**Problem to solve:** Quote each line of the material verbatim, without the pictures.

====

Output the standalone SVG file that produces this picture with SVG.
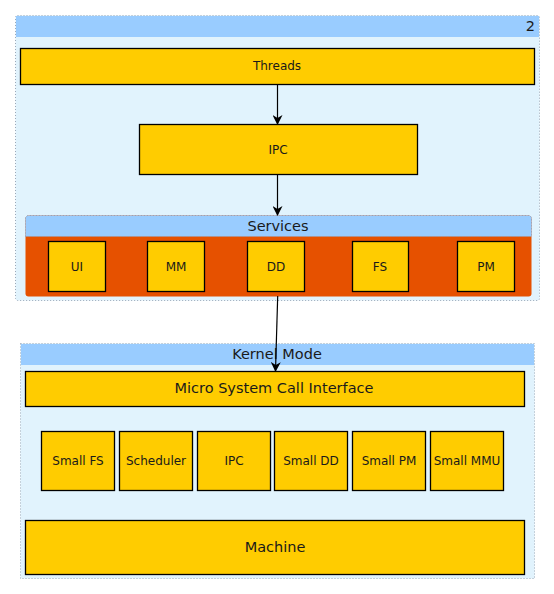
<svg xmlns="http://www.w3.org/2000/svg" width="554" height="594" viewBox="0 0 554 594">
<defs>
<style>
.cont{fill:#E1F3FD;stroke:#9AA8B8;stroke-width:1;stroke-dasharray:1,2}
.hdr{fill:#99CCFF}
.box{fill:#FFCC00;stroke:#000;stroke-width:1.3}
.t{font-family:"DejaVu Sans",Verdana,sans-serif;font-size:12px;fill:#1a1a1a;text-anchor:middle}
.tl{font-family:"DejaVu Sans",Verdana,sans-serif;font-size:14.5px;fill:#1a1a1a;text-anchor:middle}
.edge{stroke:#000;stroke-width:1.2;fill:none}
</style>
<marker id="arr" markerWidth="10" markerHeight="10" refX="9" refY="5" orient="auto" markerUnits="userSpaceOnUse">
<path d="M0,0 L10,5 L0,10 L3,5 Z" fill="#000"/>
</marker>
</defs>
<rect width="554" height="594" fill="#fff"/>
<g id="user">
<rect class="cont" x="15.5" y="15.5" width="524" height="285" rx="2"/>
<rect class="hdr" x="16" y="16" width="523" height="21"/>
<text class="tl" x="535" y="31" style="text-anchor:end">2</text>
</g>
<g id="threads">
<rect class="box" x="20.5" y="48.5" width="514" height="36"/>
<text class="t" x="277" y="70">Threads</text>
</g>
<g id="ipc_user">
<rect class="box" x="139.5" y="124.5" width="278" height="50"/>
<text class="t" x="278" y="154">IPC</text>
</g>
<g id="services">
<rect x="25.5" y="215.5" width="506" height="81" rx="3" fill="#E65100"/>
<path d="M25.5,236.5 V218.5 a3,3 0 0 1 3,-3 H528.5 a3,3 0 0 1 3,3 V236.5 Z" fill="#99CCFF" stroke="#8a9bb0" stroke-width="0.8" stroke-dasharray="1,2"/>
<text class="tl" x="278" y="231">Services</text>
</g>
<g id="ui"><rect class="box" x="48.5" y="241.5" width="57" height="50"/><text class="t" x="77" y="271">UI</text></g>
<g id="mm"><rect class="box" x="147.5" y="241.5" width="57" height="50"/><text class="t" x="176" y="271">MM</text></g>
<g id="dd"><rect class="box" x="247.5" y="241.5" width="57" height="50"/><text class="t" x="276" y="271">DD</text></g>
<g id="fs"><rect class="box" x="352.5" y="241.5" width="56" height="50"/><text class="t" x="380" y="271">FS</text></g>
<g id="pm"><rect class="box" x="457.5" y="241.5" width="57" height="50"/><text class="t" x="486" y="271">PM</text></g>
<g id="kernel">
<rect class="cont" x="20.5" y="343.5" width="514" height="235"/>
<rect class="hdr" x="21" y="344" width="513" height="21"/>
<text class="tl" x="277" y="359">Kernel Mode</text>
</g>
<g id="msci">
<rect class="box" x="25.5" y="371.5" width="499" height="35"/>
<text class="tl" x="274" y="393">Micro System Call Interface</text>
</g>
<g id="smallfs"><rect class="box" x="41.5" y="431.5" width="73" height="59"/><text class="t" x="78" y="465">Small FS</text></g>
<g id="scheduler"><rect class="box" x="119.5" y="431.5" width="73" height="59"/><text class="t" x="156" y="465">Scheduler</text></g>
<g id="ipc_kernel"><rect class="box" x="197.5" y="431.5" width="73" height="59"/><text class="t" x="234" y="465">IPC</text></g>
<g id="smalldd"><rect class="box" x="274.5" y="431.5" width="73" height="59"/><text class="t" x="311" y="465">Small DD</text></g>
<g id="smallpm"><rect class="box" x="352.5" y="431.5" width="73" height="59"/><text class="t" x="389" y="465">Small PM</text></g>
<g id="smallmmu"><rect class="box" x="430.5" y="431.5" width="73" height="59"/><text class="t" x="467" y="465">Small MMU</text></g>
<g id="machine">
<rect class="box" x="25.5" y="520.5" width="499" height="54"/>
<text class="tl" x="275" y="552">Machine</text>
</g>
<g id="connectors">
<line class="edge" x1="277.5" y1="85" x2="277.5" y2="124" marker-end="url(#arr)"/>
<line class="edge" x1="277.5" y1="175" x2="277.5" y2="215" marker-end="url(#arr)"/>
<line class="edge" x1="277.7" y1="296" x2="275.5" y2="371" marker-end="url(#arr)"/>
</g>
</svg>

====

**Finished task:**
Output the standalone SVG file that produces this picture with SVG.
<svg xmlns="http://www.w3.org/2000/svg" width="554" height="594" viewBox="0 0 554 594">
<defs>
<style>
.cont{fill:#E1F3FD;stroke:#9AA8B8;stroke-width:1;stroke-dasharray:1,2}
.hdr{fill:#99CCFF}
.box{fill:#FFCC00;stroke:#000;stroke-width:1.3}
.t{font-family:"DejaVu Sans",Verdana,sans-serif;font-size:12px;fill:#1a1a1a;text-anchor:middle}
.tl{font-family:"DejaVu Sans",Verdana,sans-serif;font-size:14.5px;fill:#1a1a1a;text-anchor:middle}
.edge{stroke:#000;stroke-width:1.2;fill:none}
</style>
<marker id="arr" markerWidth="10" markerHeight="10" refX="9" refY="5" orient="auto" markerUnits="userSpaceOnUse">
<path d="M0,0 L10,5 L0,10 L3,5 Z" fill="#000"/>
</marker>
</defs>
<rect width="554" height="594" fill="#fff"/>
<g id="user">
<rect class="cont" x="15.5" y="15.5" width="524" height="285" rx="2"/>
<rect class="hdr" x="16" y="16" width="523" height="21"/>
<text class="tl" x="535" y="31" style="text-anchor:end">2</text>
</g>
<g id="threads">
<rect class="box" x="20.5" y="48.5" width="514" height="36"/>
<text class="t" x="277" y="70">Threads</text>
</g>
<g id="ipc_user">
<rect class="box" x="139.5" y="124.5" width="278" height="50"/>
<text class="t" x="278" y="154">IPC</text>
</g>
<g id="services">
<rect x="25.5" y="215.5" width="506" height="81" rx="3" fill="#E65100"/>
<path d="M25.5,236.5 V218.5 a3,3 0 0 1 3,-3 H528.5 a3,3 0 0 1 3,3 V236.5 Z" fill="#99CCFF" stroke="#8a9bb0" stroke-width="0.8" stroke-dasharray="1,2"/>
<text class="tl" x="278" y="231">Services</text>
</g>
<g id="ui"><rect class="box" x="48.5" y="241.5" width="57" height="50"/><text class="t" x="77" y="271">UI</text></g>
<g id="mm"><rect class="box" x="147.5" y="241.5" width="57" height="50"/><text class="t" x="176" y="271">MM</text></g>
<g id="dd"><rect class="box" x="247.5" y="241.5" width="57" height="50"/><text class="t" x="276" y="271">DD</text></g>
<g id="fs"><rect class="box" x="352.5" y="241.5" width="56" height="50"/><text class="t" x="380" y="271">FS</text></g>
<g id="pm"><rect class="box" x="457.5" y="241.5" width="57" height="50"/><text class="t" x="486" y="271">PM</text></g>
<g id="kernel">
<rect class="cont" x="20.5" y="343.5" width="514" height="235"/>
<rect class="hdr" x="21" y="344" width="513" height="21"/>
<text class="tl" x="277" y="359">Kernel Mode</text>
</g>
<g id="msci">
<rect class="box" x="25.5" y="371.5" width="499" height="35"/>
<text class="tl" x="274" y="393">Micro System Call Interface</text>
</g>
<g id="smallfs"><rect class="box" x="41.5" y="431.5" width="73" height="59"/><text class="t" x="78" y="465">Small FS</text></g>
<g id="scheduler"><rect class="box" x="119.5" y="431.5" width="73" height="59"/><text class="t" x="156" y="465">Scheduler</text></g>
<g id="ipc_kernel"><rect class="box" x="197.5" y="431.5" width="73" height="59"/><text class="t" x="234" y="465">IPC</text></g>
<g id="smalldd"><rect class="box" x="274.5" y="431.5" width="73" height="59"/><text class="t" x="311" y="465">Small DD</text></g>
<g id="smallpm"><rect class="box" x="352.5" y="431.5" width="73" height="59"/><text class="t" x="389" y="465">Small PM</text></g>
<g id="smallmmu"><rect class="box" x="430.5" y="431.5" width="73" height="59"/><text class="t" x="467" y="465">Small MMU</text></g>
<g id="machine">
<rect class="box" x="25.5" y="520.5" width="499" height="54"/>
<text class="tl" x="275" y="552">Machine</text>
</g>
<g id="connectors">
<line class="edge" x1="277.5" y1="85" x2="277.5" y2="124" marker-end="url(#arr)"/>
<line class="edge" x1="277.5" y1="175" x2="277.5" y2="215" marker-end="url(#arr)"/>
<line class="edge" x1="277.7" y1="296" x2="275.5" y2="371" marker-end="url(#arr)"/>
</g>
</svg>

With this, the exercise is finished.